Here are some of the neat features of Rsync you can take advantage of for deployments:

* Fault tolerance: when an error happens at any layer (network, local i/o, remote i/o, etc), Rsync will report it to you. Trapping these errors will give you better insight into the status of your deployments.

* Authentication: the Rsync daemon supports its own authentication schemes.

* Logging: report various logs about the transfer process to syslog, and collect from these logs to learn about the deployment status.

* Fine-grained file access: use a 'filter', 'exclude' or 'include' to specify what files a user can read or write, so complex sets of access can be granted for multiple accounts to use the same set of files (you can also specify specific operations that will always be blocked by the daemon)

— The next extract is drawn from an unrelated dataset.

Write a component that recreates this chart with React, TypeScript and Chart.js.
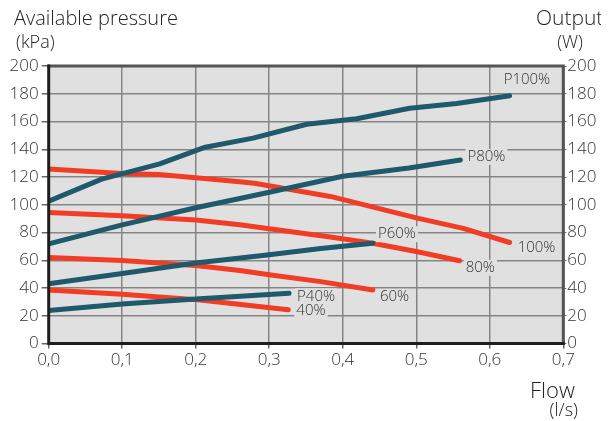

* Proper permissions: force the permissions of files being transferred, so your clients don't fuck up and transfer them with mode 0000 perms ("My deploy succeeded, but the files won't load on the server! Wtf?")

* Pre/post hooks: you can specify a command to run before the transfer, and after, making deployment set-up and clean-up a breeze.

* Checksums on file transfers for integrity

* Preserves all kinds of file types, ownership and modes, with tons of options to deal with different kinds of local/remote/relative paths, even if you aren't the super-user (including acls/xattrs)

* Tons of options for when to delete files and when to apply the files on the remote side (before, during or after transfer, depending on your needs)

* Custom user and group mapping

1 comments

> Checksums on file transfers for integrity

Are you sure rsync doesn't already do this?

I'm saying, this is a feature of Rsync.
Yeah, I completely mis-read your comment.